[BEGIN Material]

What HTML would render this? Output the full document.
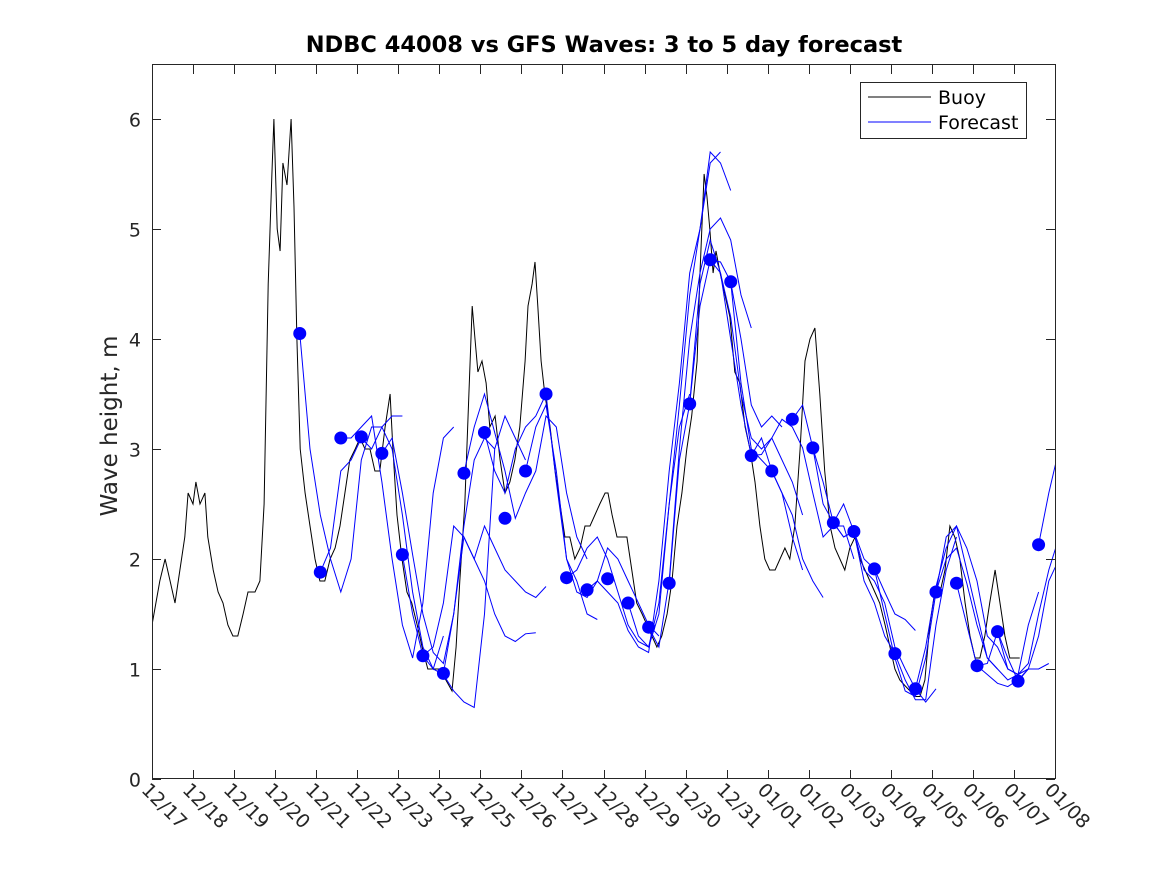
<!DOCTYPE html>
<html><head><meta charset="utf-8"><style>
body{margin:0;background:#fff;}
svg{display:block;font-family:"DejaVu Sans","Liberation Sans",sans-serif;}
</style></head><body>
<svg id="chart" width="1167" height="875" xmlns="http://www.w3.org/2000/svg">
<rect width="1167" height="875" fill="#fff"/>
<text x="604" y="52" text-anchor="middle" font-size="22.5" font-weight="bold" fill="#000">NDBC 44008 vs GFS Waves: 3 to 5 day forecast</text>
<text transform="translate(117,426) rotate(-90)" text-anchor="middle" font-size="23" fill="#262626">Wave height, m</text>
<g id="plot"></g>
<rect x="152.5" y="64.5" width="903" height="714" fill="none" stroke="#262626" stroke-width="1"/>
<g id="axes"></g>
<g>
<rect x="860.5" y="82.5" width="166" height="56" fill="#fff" stroke="#262626"/>
<line x1="868" y1="97" x2="931" y2="97" stroke="#000"/>
<text x="938" y="104" font-size="19" fill="#000">Buoy</text>
<line x1="868" y1="122" x2="931" y2="122" stroke="#00f"/>
<text x="938" y="129" font-size="19" fill="#000">Forecast</text>
</g>
</svg>
<script>
const xTickLabels=["12/17","12/18","12/19","12/20","12/21","12/22","12/23","12/24","12/25","12/26","12/27","12/28","12/29","12/30","12/31","01/01","01/02","01/03","01/04","01/05","01/06","01/07","01/08"];
const yTicks=[0,1,2,3,4,5,6];
const buoyDay=[0,.19,.32,.44,.56,.68,.80,.88,1.0,1.07,1.17,1.29,1.36,1.49,1.61,1.73,1.85,1.97,2.09,2.22,2.34,2.51,2.63,2.73,2.83,2.92,2.97,3.05,3.12,3.19,3.29,3.39,3.46,3.53,3.61,3.73,3.85,3.97,4.09,4.21,4.34,4.46,4.58,4.70,4.82,4.95,5.07,5.19,5.31,5.43,5.55,5.68,5.80,5.87,5.97,6.09,6.21,6.33,6.46,6.58,6.72,6.85,7.02,7.16,7.31,7.41,7.50,7.62,7.72,7.80,7.87,7.94,8.04,8.14,8.23,8.36,8.48,8.60,8.72,8.84,8.96,9.09,9.16,9.26,9.33,9.40,9.48,9.57,9.70,9.82,9.94,10.06,10.18,10.30,10.43,10.55,10.67,10.79,10.91,11.04,11.11,11.21,11.33,11.45,11.57,11.69,11.81,11.94,12.06,12.18,12.30,12.42,12.55,12.67,12.79,12.91,13.03,13.15,13.28,13.35,13.45,13.52,13.59,13.67,13.74,13.84,13.96,14.08,14.20,14.32,14.45,14.57,14.69,14.81,14.93,15.05,15.18,15.30,15.42,15.54,15.66,15.79,15.91,16.03,16.15,16.27,16.39,16.52,16.64,16.76,16.88,17.00,17.13,17.25,17.37,17.49,17.61,17.73,17.86,17.98,18.10,18.22,18.34,18.47,18.59,18.71,18.83,18.95,19.07,19.20,19.32,19.44,19.56,19.68,19.81,19.93,20.05,20.17,20.29,20.41,20.54,20.66,20.78,20.90,21.02,21.14];
const buoy=[1.4,1.8,2.0,1.8,1.6,1.9,2.2,2.6,2.5,2.7,2.5,2.6,2.2,1.9,1.7,1.6,1.4,1.3,1.3,1.5,1.7,1.7,1.8,2.5,4.5,5.5,6.0,5.0,4.8,5.6,5.4,6.0,5.2,4.0,3.0,2.6,2.3,2.0,1.8,1.8,2.0,2.1,2.3,2.6,2.9,3.0,3.1,3.0,3.0,2.8,2.8,3.2,3.5,3.0,2.4,2.0,1.7,1.6,1.4,1.2,1.0,1.0,1.0,0.9,0.8,1.2,1.8,2.5,3.5,4.3,4.0,3.7,3.8,3.6,3.2,3.3,2.9,2.6,2.7,2.9,3.2,3.8,4.3,4.5,4.7,4.3,3.8,3.5,3.2,2.8,2.5,2.2,2.2,2.0,2.1,2.3,2.3,2.4,2.5,2.6,2.6,2.4,2.2,2.2,2.2,1.9,1.6,1.5,1.4,1.3,1.2,1.3,1.5,1.8,2.3,2.6,3.0,3.3,3.8,4.6,5.5,5.3,5.0,4.6,4.8,4.6,4.4,4.2,3.7,3.6,3.2,3.0,2.7,2.3,2.0,1.9,1.9,2.0,2.1,2.0,2.3,3.0,3.8,4.0,4.1,3.5,2.8,2.3,2.1,2.0,1.9,2.1,2.2,2.0,1.9,1.8,1.7,1.6,1.4,1.2,1.0,0.9,0.85,0.8,0.75,0.75,0.9,1.4,1.7,1.7,1.9,2.3,2.2,2.0,1.6,1.3,1.1,1.1,1.3,1.6,1.9,1.6,1.3,1.1,1.1,1.1];
const markerStartDay=3.6, markerStep=0.5, fcStep=0.25;
const markers=[4.05,1.88,3.1,3.11,2.96,2.04,1.12,0.96,2.78,3.15,2.37,2.8,3.5,1.83,1.72,1.82,1.6,1.38,1.78,3.41,4.72,4.52,2.94,2.8,3.27,3.01,2.33,2.25,1.91,1.14,0.82,1.7,1.78,1.03,1.34,0.89,2.13];
const fcStart=[0,1,2,4,5,6,7,8,9,11,13,14,16,17,18,19,20,21,22,24,25,26,28,30,31,32,33,34,36];
const fcValues=[
[4.05,3.0,2.4,2.0,1.7,2.0,2.9,3.2,3.2,3.3,3.3],
[1.88,2.1,2.8,2.9,3.1,3.0,3.2,3.0,2.4,1.7,1.2,1.0,1.3],
[3.1,3.1,3.2,3.3,2.7,2.0,1.4,1.1,1.6,2.6,3.1,3.2],
[2.96,3.1,2.6,2.04,1.5,1.15,1.05,1.5,2.3,2.9,3.1,3.0],
[2.04,1.5,1.12,1.0,0.95,0.8,0.7,0.65,1.5,3.0,3.3,3.1,2.9],
[1.12,1.2,1.6,2.3,2.2,2.0,2.3,2.1,1.9,1.8,1.7,1.65,1.75],
[0.96,1.5,2.2,2.0,1.8,1.5,1.3,1.25,1.32,1.33],
[2.78,3.2,3.5,3.15,2.8,2.37,2.6,2.8,3.3,3.2,2.6,2.2,2.0],
[3.15,2.8,2.6,3.0,3.2,3.3,3.5,2.7,2.0,1.8,1.5,1.45],
[2.8,3.2,3.4,2.8,2.0,1.7,1.65,1.8,2.1,2.0,1.8,1.6,1.4,1.3],
[1.83,1.9,2.1,2.2,2.0,1.7,1.4,1.25,1.2,1.5,2.5,3.2,3.5],
[1.72,1.8,1.7,1.6,1.35,1.2,1.15,1.8,2.8,3.6,4.6,5.0,5.6,5.7],
[1.6,1.3,1.2,1.6,2.5,3.4,4.4,5.0,5.7,5.6,5.35],
[1.38,1.2,1.8,3.0,4.0,4.6,5.0,5.1,4.9,4.4,4.1],
[1.78,2.9,3.41,4.3,4.72,4.7,4.52,4.0,3.4,3.2,3.3,3.2],
[3.41,4.5,4.9,4.6,4.2,3.5,3.1,3.0,3.1,2.9,2.7,2.4],
[4.72,4.6,4.0,3.4,2.94,3.1,2.8,2.6,2.2,1.9],
[4.52,3.6,3.0,2.9,2.8,2.6,2.4,2.0,1.8,1.65],
[2.94,2.95,3.1,3.27,3.2,3.01,2.6,2.2,2.3,2.3,2.0],
[3.27,3.4,3.01,2.5,2.33,2.5,2.25,2.0,1.91,1.7,1.5,1.45,1.35],
[3.01,2.7,2.33,2.2,2.25,1.9,1.8,1.6,1.2,1.0,0.82,0.7,0.82],
[2.33,2.2,2.25,1.8,1.6,1.3,1.14,0.9,0.72,0.72,1.4,1.9,2.2],
[1.91,1.5,1.1,0.8,0.75,1.1,1.7,2.2,2.3,1.9,1.5,1.1,1.0],
[0.82,1.2,1.75,2.1,2.3,2.1,1.8,1.3,1.2,1.0,0.95,1.0],
[1.7,2.0,2.1,1.78,1.4,1.1,1.0,0.9,0.95,1.4,1.7],
[1.78,1.4,1.03,0.95,0.87,0.84,0.9,1.0,1.0,1.05],
[1.03,1.05,1.34,1.0,0.95,1.05,1.5,1.9,2.2],
[1.34,1.1,0.89,1.0,1.3,1.8,2.0,2.2],
[2.13,2.6,3.0]
];
const NS="http://www.w3.org/2000/svg";
const X0=152,X1=1055,Y0=779,PXU=110,NDAYS=22;
const xs=d=>X0+d*(X1-X0)/NDAYS;
const ys=v=>Y0-v*PXU;
const plot=document.getElementById('plot'), axes=document.getElementById('axes');
function mk(tag,attrs,parent){const e=document.createElementNS(NS,tag);for(const k in attrs)e.setAttribute(k,attrs[k]);parent.appendChild(e);return e;}
const clip=mk('clipPath',{id:'cp'},plot);mk('rect',{x:152,y:64,width:904,height:715},clip);
const g=mk('g',{'clip-path':'url(#cp)'},plot);
let bp=buoy.map((v,i)=>(i?'L':'M')+xs(buoyDay[i]).toFixed(1)+','+ys(v).toFixed(1)).join('');
const bl=mk('path',{d:bp,fill:'none',stroke:'#000','stroke-width':1},g);


fcValues.forEach((vals,k)=>{
  const sd=markerStartDay+fcStart[k]*markerStep;
  const d=vals.map((v,i)=>(i?'L':'M')+xs(sd+i*fcStep).toFixed(1)+','+ys(v).toFixed(1)).join('');
  const p=mk('path',{d:d,fill:'none',stroke:'#00f','stroke-width':1},g);
  
  
});
markers.forEach((v,i)=>{
  const c=mk('circle',{cx:xs(markerStartDay+i*markerStep),cy:ys(v),r:6.5,fill:'#00f'},plot);
  
  
});
yTicks.forEach(t=>{
  const y=ys(t)+0.5;
  mk('line',{x1:152,y1:y,x2:161,y2:y,stroke:'#262626'},axes);
  mk('line',{x1:1046,y1:y,x2:1055,y2:y,stroke:'#262626'},axes);
  const tx=mk('text',{x:141,y:y+7,'text-anchor':'end','font-size':19,fill:'#262626'},axes);
  tx.textContent=t;
  
  
});
xTickLabels.forEach((l,i)=>{
  const x=Math.round(xs(i))+0.5;
  mk('line',{x1:x,y1:779,x2:x,y2:770,stroke:'#262626'},axes);
  mk('line',{x1:x,y1:65,x2:x,y2:74,stroke:'#262626'},axes);
  const tx=mk('text',{transform:`translate(${x-12},${791}) rotate(45)`,'font-size':19,fill:'#262626'},axes);
  tx.textContent=l;
  
  
});
</script>
</body></html>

[END Material]

[Directions]
In the listing above, locate each line with "document" and copy it.

[Task response]
What HTML would render this? Output the full document.
const plot=document.getElementById('plot'), axes=document.getElementById('axes');
function mk(tag,attrs,parent){const e=document.createElementNS(NS,tag);for(const k in attrs)e.setAttribute(k,attrs[k]);parent.appendChild(e);return e;}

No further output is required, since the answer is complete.